Recall that Van Jones, former Special Assistant to the President for Bankrupting the Coal Industry, had the hubris to rally with the workers against these necessary reductions in benefits. These hundreds of families are the real victims of this senseless ideological war against affordable energy and the blame is squarely on the Van Jones’ of the world. Washington Post (5//13) reports: “Surratt-States ultimately concluded the cost-cutting proposals were legal, perhaps unavoidable, for Patriot, which sought Chapter 11 bankruptcy protection last summer to address labor obligations it insisted have grown unsustainable… ‘Unions generally try to bargain for the best deal for their members,” the judge wrote. “However, there is likely some responsibility to be absorbed for demanding benefits that the employer cannot realistically fund in perpetuity, particularly given the availability of sophisticated actuarial analysts and cost trend experts.’”
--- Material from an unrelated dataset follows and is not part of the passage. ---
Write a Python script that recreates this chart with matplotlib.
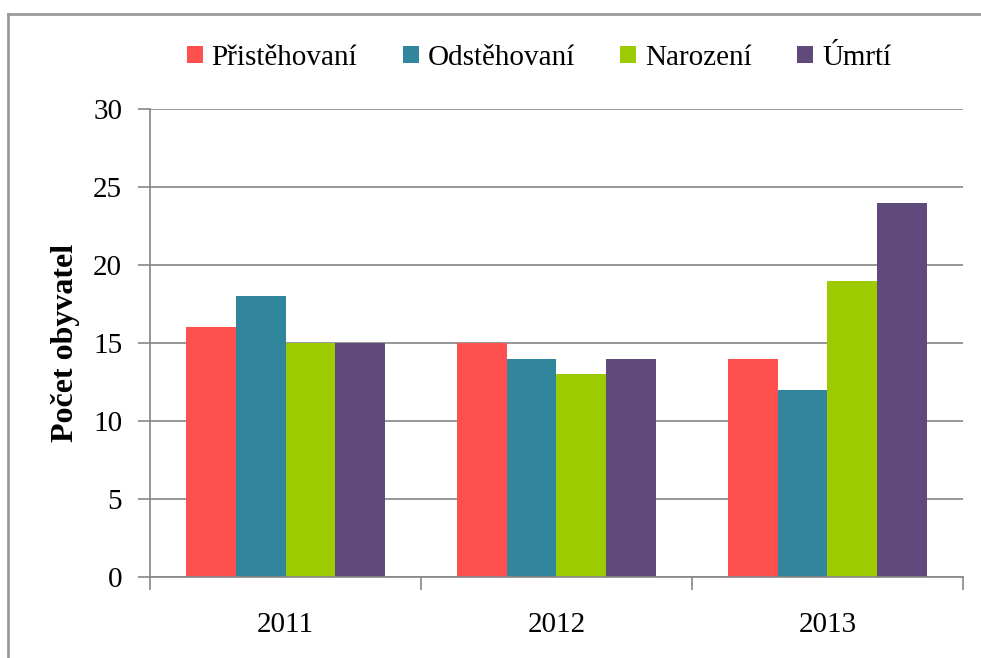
import matplotlib
matplotlib.use("Agg")
import matplotlib.pyplot as plt
import numpy as np
from matplotlib.lines import Line2D

plt.rcParams['font.family'] = ['Liberation Serif', 'DejaVu Serif']

years = ['2011', '2012', '2013']
series = ['Přistěhovaní', 'Odstěhovaní', 'Narození', 'Úmrtí']
values = {
    'Přistěhovaní': [16, 15, 14],
    'Odstěhovaní': [18, 14, 12],
    'Narození': [15, 13, 19],
    'Úmrtí': [15, 14, 24],
}
colors = ['#FF5050', '#31859C', '#9BCB00', '#604A7B']

W, H = 981, 658
fig = plt.figure(figsize=(W / 100, H / 100), dpi=100)
ax = fig.add_axes([150 / W, 1 - 577 / H, (963 - 150) / W, (577 - 109) / H])

# figure border (right/bottom run off the image)
fig.add_artist(Line2D([8 / W, 1.0], [1 - 14 / H, 1 - 14 / H], transform=fig.transFigure,
                      color='#9a9a9a', lw=2))
fig.add_artist(Line2D([8 / W, 8 / W], [0, 1 - 14 / H], transform=fig.transFigure,
                      color='#9a9a9a', lw=2))

x = np.arange(len(years))
bw = 0.183
for i, (s, c) in enumerate(zip(series, colors)):
    ax.bar(x + (i - 1.5) * bw, values[s], width=bw, color=c, label=s, zorder=3)

ax.set_xlim(-0.5, 2.5)
ax.set_ylim(0, 30)
ax.set_yticks(range(0, 31, 5))
ax.yaxis.grid(True, color='#868686', lw=1.2, zorder=0)
ax.set_axisbelow(True)

for sp in ['top', 'right']:
    ax.spines[sp].set_visible(False)
for sp in ['left', 'bottom']:
    ax.spines[sp].set_color('#868686')
    ax.spines[sp].set_linewidth(1.2)
    ax.spines[sp].set_zorder(4)

ax.set_xticks([-0.5, 0.5, 1.5, 2.5])
ax.set_xticklabels([])
ax.set_xticks(x, minor=True)
ax.set_xticklabels(years, minor=True)
ax.tick_params(axis='x', which='major', length=9, width=1.2, color='#868686', direction='out')
ax.tick_params(axis='x', which='minor', length=0, pad=25, labelsize=21)
ax.tick_params(axis='y', length=9, width=1.2, color='#868686', labelsize=21, pad=11)

ax.set_ylabel('Počet obyvatel', fontsize=23, fontweight='bold', labelpad=9)

leg = fig.legend(loc='center', bbox_to_anchor=(539 / W, 1 - 58 / H), ncol=4, frameon=False,
                 fontsize=21, handlelength=0.55, handleheight=0.55, handletextpad=0.3,
                 columnspacing=1.56)

fig.savefig('out.png', dpi=100)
Maybe a sophisticated guy like Kerry realized it’d be easier to bribe the Iranian government than the Obama administration to issue oil and gas permits. Free Beacon (5/29/13) reports: “Secretary of State John Kerry disclosed hundreds of thousands of dollars in investments last year in a company that allegedly bribed Iranian government officials to obtain oil and gas contracts in the country… The Securities and Exchange Commission on Wednesday charged French oil and gas company Total S.A. with violations of U.S. law for allegedly paying $60 million in bribes to “intermediaries” who helped the company win lucrative state contracts in Iran.”